Habitat

Bentwood armchair by Josef Albers, c.1928: a Bauhaus “people’s chair” that turns structure into rhythm—springy frame, simple cushions, nothing unnecessary. Designed to be comfortable, repairable, and easy to ship and assemble, it’s an early 20th-century example of design that makes everyday life more humane and durable rather than merely decorative. Harvard Art Museums/Busch-Reisinger Museum, Gift of Josef Albers
Design is often invisible but never neutral; it quietly shapes how we see, feel, and act together. It can make cynicism feel inevitable, or gently suggest that care is a given. The lines of a building, the way a room holds light, the ease or friction in a doorway or a website—all of these choices whisper instructions about what and who matters. When we move through environments that are coherent, gracious, and humane, it becomes easier to imagine that our shared life could be that way too.
Architecture and objects are often our first teachers. Long before we read a mission statement, we are reading ceilings and corridors, park benches and waiting rooms. A space that offers a clear path, a place to rest, and a view outside tells us our presence has been anticipated. A space that is loud, confusing, or indifferent sends a different message: rush through, endure, expect little. Over time, these signals shape our nervous systems. They either drain or restore us; they either make generosity more likely or wear it down.
The Shakers understood this intuitively, even if they would not have used that language. Their rooms, chairs, and tools were designed so that nothing was wasted and nothing was harsh. Proportions are calm, materials honest, ornament spare and purposeful. To stand in such a room is to feel that life has been taken seriously—not with heaviness, but with a clear, steady joy. The ordinariness of the objects is the point: the peg rail, the table, the cupboard all affirm that daily work—and the people who do it—deserve this level of attention.
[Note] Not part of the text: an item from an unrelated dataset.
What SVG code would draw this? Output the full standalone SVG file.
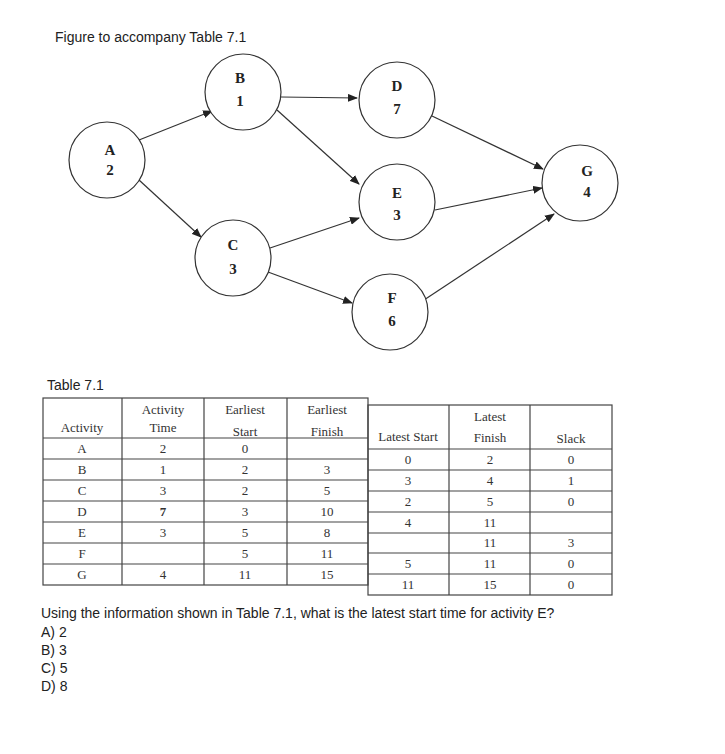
<svg xmlns="http://www.w3.org/2000/svg" width="725" height="754" viewBox="0 0 725 754">
<style>
.s{font-family:"Liberation Sans",Arial,sans-serif;font-size:14px;fill:#222}
.n{fill:#fff;stroke:#333;stroke-width:1.2}
.nt{font-family:"Liberation Serif",serif;font-size:15px;font-weight:bold;text-anchor:middle;fill:#222}
.e{stroke:#333;stroke-width:1.2;fill:none;marker-end:url(#a)}
.t{font-family:"Liberation Serif",serif;font-size:13px;text-anchor:middle;fill:#333}
.g{stroke:#444;stroke-width:1.2;fill:none}
</style>
<defs><marker id="a" markerWidth="10" markerHeight="8" refX="9" refY="4" orient="auto" markerUnits="userSpaceOnUse"><path d="M0,0L10,4L0,8z" fill="#222"/></marker></defs>
<rect width="725" height="754" fill="#fff"/>
<text class="s" x="55" y="42">Figure to accompany Table 7.1</text>
<g id="edges">
<line class="e" x1="139" y1="140" x2="212" y2="111"/>
<line class="e" x1="139" y1="180" x2="201" y2="237"/>
<line class="e" x1="281" y1="97" x2="357" y2="98"/>
<line class="e" x1="277" y1="110" x2="359" y2="184"/>
<line class="e" x1="270" y1="248" x2="359" y2="218"/>
<line class="e" x1="268" y1="272" x2="352" y2="303"/>
<line class="e" x1="432" y1="116" x2="543" y2="169"/>
<line class="e" x1="435" y1="210" x2="542" y2="188"/>
<line class="e" x1="424" y1="300" x2="554" y2="214"/>
</g>
<g id="A"><circle class="n" cx="107" cy="160" r="38"/><text class="nt" x="110" y="155">A</text><text class="nt" x="110" y="175">2</text></g>
<g id="B"><circle class="n" cx="243" cy="92" r="38"/><text class="nt" x="240" y="83">B</text><text class="nt" x="240" y="106">1</text></g>
<g id="C"><circle class="n" cx="233" cy="258" r="38"/><text class="nt" x="233" y="250">C</text><text class="nt" x="233" y="274">3</text></g>
<g id="D"><circle class="n" cx="397" cy="100" r="38"/><text class="nt" x="397" y="91">D</text><text class="nt" x="397" y="114">7</text></g>
<g id="E"><circle class="n" cx="397" cy="202" r="38"/><text class="nt" x="397" y="198">E</text><text class="nt" x="397" y="220">3</text></g>
<g id="F"><circle class="n" cx="390" cy="312" r="38"/><text class="nt" x="392" y="303">F</text><text class="nt" x="392" y="326">6</text></g>
<g id="G"><circle class="n" cx="580" cy="183" r="38"/><text class="nt" x="587" y="176">G</text><text class="nt" x="587" y="197">4</text></g>
<text class="s" x="47" y="390">Table 7.1</text>
<g id="table">
<rect class="g" x="43" y="398" width="325" height="187"/>
<line class="g" x1="122" y1="398" x2="122" y2="585"/><line class="g" x1="204" y1="398" x2="204" y2="585"/><line class="g" x1="287" y1="398" x2="287" y2="585"/>
<line class="g" x1="43" y1="438" x2="368" y2="438"/>
<line class="g" x1="43" y1="459" x2="368" y2="459"/><line class="g" x1="43" y1="480" x2="368" y2="480"/><line class="g" x1="43" y1="501" x2="368" y2="501"/><line class="g" x1="43" y1="522" x2="368" y2="522"/><line class="g" x1="43" y1="543" x2="368" y2="543"/><line class="g" x1="43" y1="564" x2="368" y2="564"/>
<rect class="g" x="368" y="405" width="244" height="190"/>
<line class="g" x1="449" y1="405" x2="449" y2="595"/><line class="g" x1="530" y1="405" x2="530" y2="595"/>
<line class="g" x1="368" y1="449" x2="612" y2="449"/>
<line class="g" x1="368" y1="470" x2="612" y2="470"/><line class="g" x1="368" y1="491" x2="612" y2="491"/><line class="g" x1="368" y1="512" x2="612" y2="512"/><line class="g" x1="368" y1="533" x2="612" y2="533"/><line class="g" x1="368" y1="553" x2="612" y2="553"/><line class="g" x1="368" y1="574" x2="612" y2="574"/>
<text class="t" x="82" y="432">Activity</text>
<text class="t" x="163" y="414">Activity</text><text class="t" x="163" y="432">Time</text>
<text class="t" x="245" y="414">Earliest</text><text class="t" x="245" y="436">Start</text>
<text class="t" x="327" y="414">Earliest</text><text class="t" x="327" y="436">Finish</text>
<text class="t" x="408" y="441">Latest Start</text>
<text class="t" x="490" y="421">Latest</text><text class="t" x="490" y="442">Finish</text>
<text class="t" x="571" y="443">Slack</text>
<g font-family="Liberation Serif,serif" font-size="13" text-anchor="middle" fill="#333">
<text x="82" y="453">A</text><text x="82" y="474">B</text><text x="82" y="495">C</text><text x="82" y="516">D</text><text x="82" y="537">E</text><text x="82" y="558">F</text><text x="82" y="579">G</text>
<text x="163" y="453">2</text><text x="163" y="474">1</text><text x="163" y="495">3</text><text x="163" y="516" font-weight="bold">7</text><text x="163" y="537">3</text><text x="163" y="579">4</text>
<text x="245" y="453">0</text><text x="245" y="474">2</text><text x="245" y="495">2</text><text x="245" y="516">3</text><text x="245" y="537">5</text><text x="245" y="558">5</text><text x="245" y="579">11</text>
<text x="327" y="474">3</text><text x="327" y="495">5</text><text x="327" y="516">10</text><text x="327" y="537">8</text><text x="327" y="558">11</text><text x="327" y="579">15</text>
<text x="408" y="464">0</text><text x="408" y="485">3</text><text x="408" y="506">2</text><text x="408" y="527">4</text><text x="408" y="568">5</text><text x="408" y="589">11</text>
<text x="490" y="464">2</text><text x="490" y="485">4</text><text x="490" y="506">5</text><text x="490" y="527">11</text><text x="490" y="547">11</text><text x="490" y="568">11</text><text x="490" y="589">15</text>
<text x="571" y="464">0</text><text x="571" y="485">1</text><text x="571" y="506">0</text><text x="571" y="547">3</text><text x="571" y="568">0</text><text x="571" y="589">0</text>
</g>
</g>
<text class="s" x="41" y="618">Using the information shown in Table 7.1, what is the latest start time for activity E?</text>
<text class="s" x="41" y="637">A) 2</text>
<text class="s" x="41" y="655">B) 3</text>
<text class="s" x="41" y="673">C) 5</text>
<text class="s" x="41" y="691">D) 8</text>
</svg>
Design can also simplify the complex. When information, tasks, or shared decisions are arranged with care, people can see what is at stake and what might come next. Thoughtful typography, intuitive navigation, the right amount of white space—these small choices reduce friction so we can spend our energy on the problem itself, not deciphering the interface. In this way, good design becomes an ally in facing difficult questions together, rather than another source of confusion or fatigue.
I’m a design nerd with deep professional roots in the field, so Love & Work has naturally become an ongoing study of how our built and crafted worlds help us tell the truth about what matters—and live by it. The project keeps circling back to a simple question: what are our rooms, tools, and interfaces teaching us about who and what counts? My hope is that Love & Work invites you to notice those lessons—and, where needed, revise them—to keep experimenting with spaces, objects, and systems that make it easier to recognize one another’s worth and act together over the long haul.